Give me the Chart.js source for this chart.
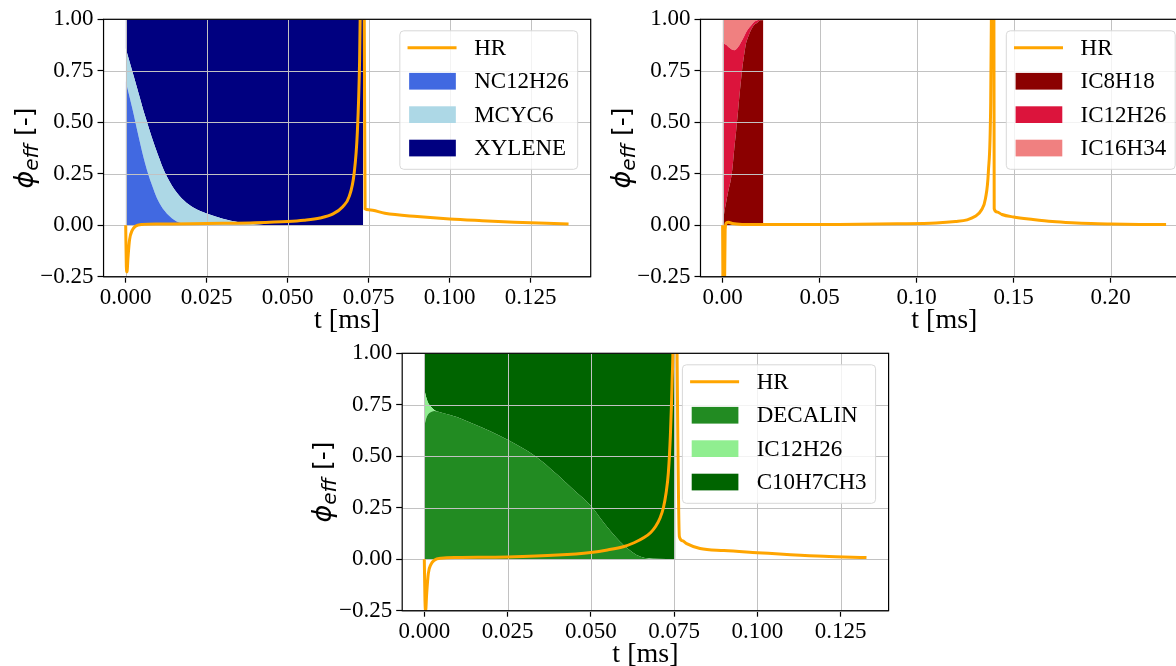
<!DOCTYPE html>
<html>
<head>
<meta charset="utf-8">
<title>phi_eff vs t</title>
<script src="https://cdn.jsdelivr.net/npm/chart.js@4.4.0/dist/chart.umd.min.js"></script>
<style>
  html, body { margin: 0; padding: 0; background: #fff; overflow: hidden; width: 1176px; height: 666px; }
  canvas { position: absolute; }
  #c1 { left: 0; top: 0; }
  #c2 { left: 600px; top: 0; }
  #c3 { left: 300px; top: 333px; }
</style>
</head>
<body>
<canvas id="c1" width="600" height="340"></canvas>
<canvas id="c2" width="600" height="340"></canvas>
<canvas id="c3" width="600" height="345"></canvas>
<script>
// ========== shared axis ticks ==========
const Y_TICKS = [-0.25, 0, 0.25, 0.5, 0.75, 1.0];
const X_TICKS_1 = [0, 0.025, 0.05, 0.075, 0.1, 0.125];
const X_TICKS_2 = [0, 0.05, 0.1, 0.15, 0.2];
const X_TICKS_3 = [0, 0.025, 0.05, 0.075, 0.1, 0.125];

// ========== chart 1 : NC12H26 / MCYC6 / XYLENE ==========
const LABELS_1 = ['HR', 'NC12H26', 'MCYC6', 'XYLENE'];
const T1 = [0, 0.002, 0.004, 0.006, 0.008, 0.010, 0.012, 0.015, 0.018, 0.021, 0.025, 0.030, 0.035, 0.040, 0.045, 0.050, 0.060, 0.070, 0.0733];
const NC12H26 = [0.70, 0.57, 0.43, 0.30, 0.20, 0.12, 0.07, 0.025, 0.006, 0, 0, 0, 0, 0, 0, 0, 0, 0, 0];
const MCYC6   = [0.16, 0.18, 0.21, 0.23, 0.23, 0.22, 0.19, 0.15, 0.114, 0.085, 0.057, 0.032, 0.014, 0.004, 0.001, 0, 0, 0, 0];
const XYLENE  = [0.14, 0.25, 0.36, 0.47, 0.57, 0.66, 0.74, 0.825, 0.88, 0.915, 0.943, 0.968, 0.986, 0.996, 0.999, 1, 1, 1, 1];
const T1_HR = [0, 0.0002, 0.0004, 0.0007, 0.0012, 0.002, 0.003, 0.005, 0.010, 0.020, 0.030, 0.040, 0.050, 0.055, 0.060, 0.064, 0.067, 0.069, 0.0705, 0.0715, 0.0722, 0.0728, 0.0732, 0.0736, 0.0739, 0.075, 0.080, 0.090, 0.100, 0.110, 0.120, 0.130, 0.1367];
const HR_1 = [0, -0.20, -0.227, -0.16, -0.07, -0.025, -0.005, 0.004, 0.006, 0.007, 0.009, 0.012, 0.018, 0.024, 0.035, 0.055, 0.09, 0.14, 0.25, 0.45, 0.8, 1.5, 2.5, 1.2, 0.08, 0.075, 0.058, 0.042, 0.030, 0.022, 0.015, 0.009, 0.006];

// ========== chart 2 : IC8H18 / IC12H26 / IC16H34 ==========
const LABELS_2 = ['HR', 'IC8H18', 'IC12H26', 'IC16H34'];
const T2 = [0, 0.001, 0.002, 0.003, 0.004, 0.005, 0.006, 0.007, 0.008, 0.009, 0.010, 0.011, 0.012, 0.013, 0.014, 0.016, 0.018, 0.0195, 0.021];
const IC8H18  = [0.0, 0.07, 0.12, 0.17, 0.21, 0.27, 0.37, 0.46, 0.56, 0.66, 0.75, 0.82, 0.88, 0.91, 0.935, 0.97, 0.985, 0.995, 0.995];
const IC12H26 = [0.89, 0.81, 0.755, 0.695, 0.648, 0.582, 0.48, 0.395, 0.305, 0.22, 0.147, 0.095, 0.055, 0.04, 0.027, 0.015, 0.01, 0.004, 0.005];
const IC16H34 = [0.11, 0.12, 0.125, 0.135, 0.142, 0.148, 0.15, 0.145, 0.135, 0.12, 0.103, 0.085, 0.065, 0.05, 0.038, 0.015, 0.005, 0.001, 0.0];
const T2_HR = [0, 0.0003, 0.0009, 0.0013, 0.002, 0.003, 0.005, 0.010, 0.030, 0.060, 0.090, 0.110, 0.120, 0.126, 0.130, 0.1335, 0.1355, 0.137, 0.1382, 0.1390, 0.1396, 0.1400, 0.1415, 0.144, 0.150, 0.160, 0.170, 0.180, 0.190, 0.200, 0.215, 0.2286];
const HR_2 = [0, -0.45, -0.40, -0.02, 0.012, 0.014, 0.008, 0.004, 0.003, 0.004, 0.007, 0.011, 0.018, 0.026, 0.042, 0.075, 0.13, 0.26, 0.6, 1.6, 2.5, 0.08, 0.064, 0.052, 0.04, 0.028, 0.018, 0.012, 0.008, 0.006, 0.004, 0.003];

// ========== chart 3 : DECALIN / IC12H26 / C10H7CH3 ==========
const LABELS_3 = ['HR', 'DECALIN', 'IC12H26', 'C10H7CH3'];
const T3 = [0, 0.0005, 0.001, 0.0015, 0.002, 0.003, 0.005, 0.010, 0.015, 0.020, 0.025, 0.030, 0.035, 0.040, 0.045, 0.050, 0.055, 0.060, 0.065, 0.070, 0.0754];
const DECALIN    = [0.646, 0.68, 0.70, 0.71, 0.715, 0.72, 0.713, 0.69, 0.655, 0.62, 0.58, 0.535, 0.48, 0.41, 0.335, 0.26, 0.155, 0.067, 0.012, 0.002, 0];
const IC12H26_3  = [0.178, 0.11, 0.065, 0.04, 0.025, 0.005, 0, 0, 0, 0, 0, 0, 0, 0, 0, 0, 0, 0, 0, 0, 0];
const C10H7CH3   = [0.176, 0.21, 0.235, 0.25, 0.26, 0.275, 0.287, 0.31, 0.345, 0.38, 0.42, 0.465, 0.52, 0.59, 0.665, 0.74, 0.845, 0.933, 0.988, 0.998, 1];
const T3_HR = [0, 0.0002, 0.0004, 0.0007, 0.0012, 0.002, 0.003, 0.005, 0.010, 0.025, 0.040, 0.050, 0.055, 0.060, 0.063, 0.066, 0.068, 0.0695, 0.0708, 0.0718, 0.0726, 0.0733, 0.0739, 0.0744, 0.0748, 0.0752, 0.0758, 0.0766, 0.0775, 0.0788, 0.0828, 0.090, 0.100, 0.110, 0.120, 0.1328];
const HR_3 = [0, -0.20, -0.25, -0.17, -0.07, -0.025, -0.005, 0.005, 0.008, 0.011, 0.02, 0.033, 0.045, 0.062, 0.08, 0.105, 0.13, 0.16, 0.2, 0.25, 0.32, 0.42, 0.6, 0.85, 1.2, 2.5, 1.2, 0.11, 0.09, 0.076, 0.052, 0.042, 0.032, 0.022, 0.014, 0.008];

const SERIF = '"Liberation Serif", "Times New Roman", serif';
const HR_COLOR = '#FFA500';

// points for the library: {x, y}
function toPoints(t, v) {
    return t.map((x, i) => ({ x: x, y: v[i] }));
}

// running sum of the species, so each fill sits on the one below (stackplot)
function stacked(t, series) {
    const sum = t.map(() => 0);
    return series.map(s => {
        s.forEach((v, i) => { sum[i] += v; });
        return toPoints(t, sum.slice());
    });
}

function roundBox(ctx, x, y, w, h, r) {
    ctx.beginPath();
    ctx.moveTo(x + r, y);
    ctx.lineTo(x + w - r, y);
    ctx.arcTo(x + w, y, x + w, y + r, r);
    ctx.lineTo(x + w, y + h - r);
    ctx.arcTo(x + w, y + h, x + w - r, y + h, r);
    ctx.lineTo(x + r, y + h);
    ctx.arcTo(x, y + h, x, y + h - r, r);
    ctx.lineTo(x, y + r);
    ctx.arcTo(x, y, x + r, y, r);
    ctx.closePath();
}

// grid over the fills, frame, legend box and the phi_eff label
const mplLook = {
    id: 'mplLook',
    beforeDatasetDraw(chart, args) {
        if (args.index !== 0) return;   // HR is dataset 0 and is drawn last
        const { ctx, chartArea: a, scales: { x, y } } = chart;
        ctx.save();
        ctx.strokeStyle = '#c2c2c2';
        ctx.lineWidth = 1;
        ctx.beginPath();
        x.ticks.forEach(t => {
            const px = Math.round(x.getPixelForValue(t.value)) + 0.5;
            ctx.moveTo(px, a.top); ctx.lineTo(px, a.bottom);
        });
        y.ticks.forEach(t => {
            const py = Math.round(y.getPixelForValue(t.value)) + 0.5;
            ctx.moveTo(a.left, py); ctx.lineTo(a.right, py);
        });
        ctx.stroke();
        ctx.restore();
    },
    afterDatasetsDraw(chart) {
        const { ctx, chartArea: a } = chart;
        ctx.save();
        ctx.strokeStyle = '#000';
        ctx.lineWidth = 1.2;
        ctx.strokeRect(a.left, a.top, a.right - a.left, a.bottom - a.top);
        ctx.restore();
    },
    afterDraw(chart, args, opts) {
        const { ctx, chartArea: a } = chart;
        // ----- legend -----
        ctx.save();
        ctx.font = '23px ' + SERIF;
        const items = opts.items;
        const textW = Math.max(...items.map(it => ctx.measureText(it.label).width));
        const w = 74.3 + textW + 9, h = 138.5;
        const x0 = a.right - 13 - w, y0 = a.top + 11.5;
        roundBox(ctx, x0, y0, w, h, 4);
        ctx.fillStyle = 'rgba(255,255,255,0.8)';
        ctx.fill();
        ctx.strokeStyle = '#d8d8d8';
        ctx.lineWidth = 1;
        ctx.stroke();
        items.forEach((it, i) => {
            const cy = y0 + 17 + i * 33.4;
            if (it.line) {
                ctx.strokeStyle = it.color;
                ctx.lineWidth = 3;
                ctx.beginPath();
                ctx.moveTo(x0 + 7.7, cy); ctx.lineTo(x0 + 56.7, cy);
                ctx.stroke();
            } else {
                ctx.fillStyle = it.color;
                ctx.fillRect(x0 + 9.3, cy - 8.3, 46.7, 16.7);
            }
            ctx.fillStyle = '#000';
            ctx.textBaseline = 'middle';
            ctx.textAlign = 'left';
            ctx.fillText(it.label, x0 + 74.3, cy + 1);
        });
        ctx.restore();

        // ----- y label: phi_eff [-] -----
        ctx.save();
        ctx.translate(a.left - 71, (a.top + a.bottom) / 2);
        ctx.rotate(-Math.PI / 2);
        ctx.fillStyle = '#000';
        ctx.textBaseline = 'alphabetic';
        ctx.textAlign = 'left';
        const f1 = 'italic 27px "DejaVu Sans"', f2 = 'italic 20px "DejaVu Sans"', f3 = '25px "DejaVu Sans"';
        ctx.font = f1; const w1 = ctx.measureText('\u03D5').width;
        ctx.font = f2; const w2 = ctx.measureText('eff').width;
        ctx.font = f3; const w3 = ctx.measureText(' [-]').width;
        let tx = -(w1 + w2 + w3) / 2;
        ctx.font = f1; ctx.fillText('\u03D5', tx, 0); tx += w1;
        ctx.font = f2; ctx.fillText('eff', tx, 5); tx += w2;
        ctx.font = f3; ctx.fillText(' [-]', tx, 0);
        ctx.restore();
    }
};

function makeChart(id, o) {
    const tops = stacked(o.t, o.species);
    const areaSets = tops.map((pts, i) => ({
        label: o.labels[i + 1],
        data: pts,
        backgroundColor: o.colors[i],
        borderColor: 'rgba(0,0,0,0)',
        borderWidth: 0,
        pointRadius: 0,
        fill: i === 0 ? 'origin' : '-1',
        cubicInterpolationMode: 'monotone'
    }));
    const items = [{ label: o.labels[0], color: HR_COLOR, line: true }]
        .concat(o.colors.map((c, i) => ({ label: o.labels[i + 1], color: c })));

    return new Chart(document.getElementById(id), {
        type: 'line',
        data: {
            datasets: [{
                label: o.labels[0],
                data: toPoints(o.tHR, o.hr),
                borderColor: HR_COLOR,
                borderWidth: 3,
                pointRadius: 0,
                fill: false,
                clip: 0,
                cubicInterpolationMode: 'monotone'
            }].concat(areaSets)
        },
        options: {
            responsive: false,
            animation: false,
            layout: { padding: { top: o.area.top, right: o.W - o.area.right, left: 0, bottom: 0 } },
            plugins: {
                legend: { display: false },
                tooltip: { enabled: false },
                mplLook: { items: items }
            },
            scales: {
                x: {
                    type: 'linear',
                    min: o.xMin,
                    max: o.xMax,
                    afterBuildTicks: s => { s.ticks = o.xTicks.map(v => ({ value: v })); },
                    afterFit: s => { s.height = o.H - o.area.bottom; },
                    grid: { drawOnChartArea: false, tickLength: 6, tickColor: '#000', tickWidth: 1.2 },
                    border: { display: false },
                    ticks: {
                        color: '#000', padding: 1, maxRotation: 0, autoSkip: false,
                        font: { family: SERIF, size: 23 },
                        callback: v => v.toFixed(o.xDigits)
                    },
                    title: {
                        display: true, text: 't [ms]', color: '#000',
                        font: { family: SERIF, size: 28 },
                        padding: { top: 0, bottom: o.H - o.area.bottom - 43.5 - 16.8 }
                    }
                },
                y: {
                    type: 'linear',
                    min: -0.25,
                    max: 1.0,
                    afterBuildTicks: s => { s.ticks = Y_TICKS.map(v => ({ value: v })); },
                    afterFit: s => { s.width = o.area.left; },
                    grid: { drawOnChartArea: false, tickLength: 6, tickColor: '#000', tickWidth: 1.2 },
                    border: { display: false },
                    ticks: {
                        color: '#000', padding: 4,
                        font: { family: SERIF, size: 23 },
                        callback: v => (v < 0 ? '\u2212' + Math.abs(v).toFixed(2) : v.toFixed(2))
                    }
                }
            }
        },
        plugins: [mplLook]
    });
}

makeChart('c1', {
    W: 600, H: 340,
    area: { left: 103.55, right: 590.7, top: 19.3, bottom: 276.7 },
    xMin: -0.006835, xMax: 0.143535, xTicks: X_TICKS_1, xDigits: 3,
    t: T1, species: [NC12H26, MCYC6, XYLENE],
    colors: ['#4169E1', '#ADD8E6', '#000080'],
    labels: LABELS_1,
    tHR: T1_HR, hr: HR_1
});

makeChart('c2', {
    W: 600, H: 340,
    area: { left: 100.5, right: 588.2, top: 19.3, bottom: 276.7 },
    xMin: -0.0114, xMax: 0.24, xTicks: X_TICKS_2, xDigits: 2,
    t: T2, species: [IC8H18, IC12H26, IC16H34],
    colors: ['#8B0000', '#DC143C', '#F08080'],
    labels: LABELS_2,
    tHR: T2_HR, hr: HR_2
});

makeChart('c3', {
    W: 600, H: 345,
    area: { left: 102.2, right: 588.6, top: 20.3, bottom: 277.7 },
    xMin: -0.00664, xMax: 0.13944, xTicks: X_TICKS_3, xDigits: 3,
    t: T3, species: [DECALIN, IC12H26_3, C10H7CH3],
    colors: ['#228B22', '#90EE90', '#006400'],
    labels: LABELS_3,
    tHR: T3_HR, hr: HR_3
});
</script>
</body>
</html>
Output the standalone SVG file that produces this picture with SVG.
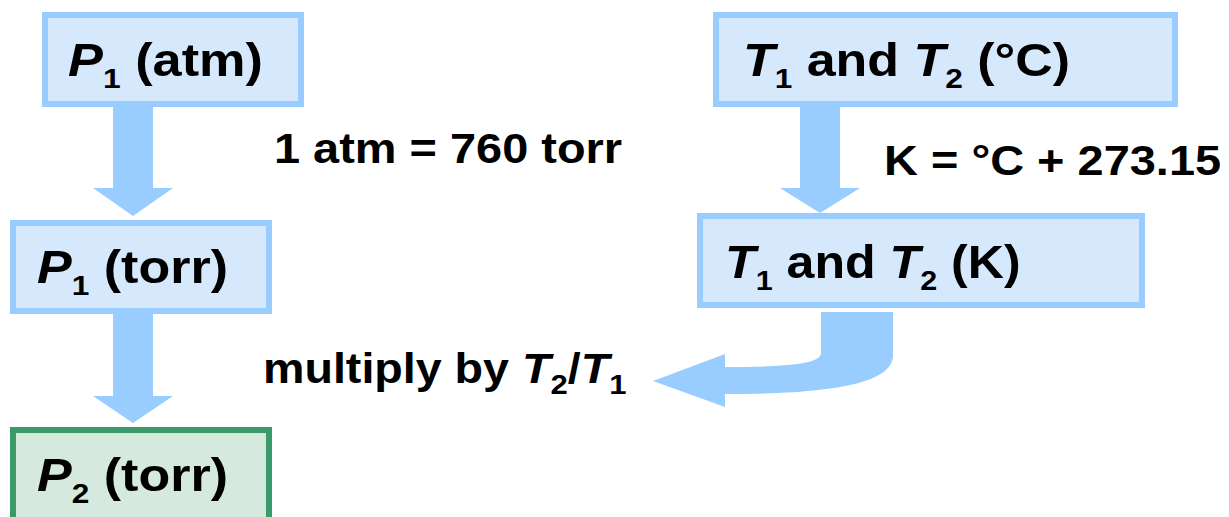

> WHAT YOU HAVE TO DO: Report each line in the data that holds the word "this".

> RESULT OF THE TASK:
Give me the Chart.js source for this chart.
Output the standalone SVG file that produces this picture with SVG.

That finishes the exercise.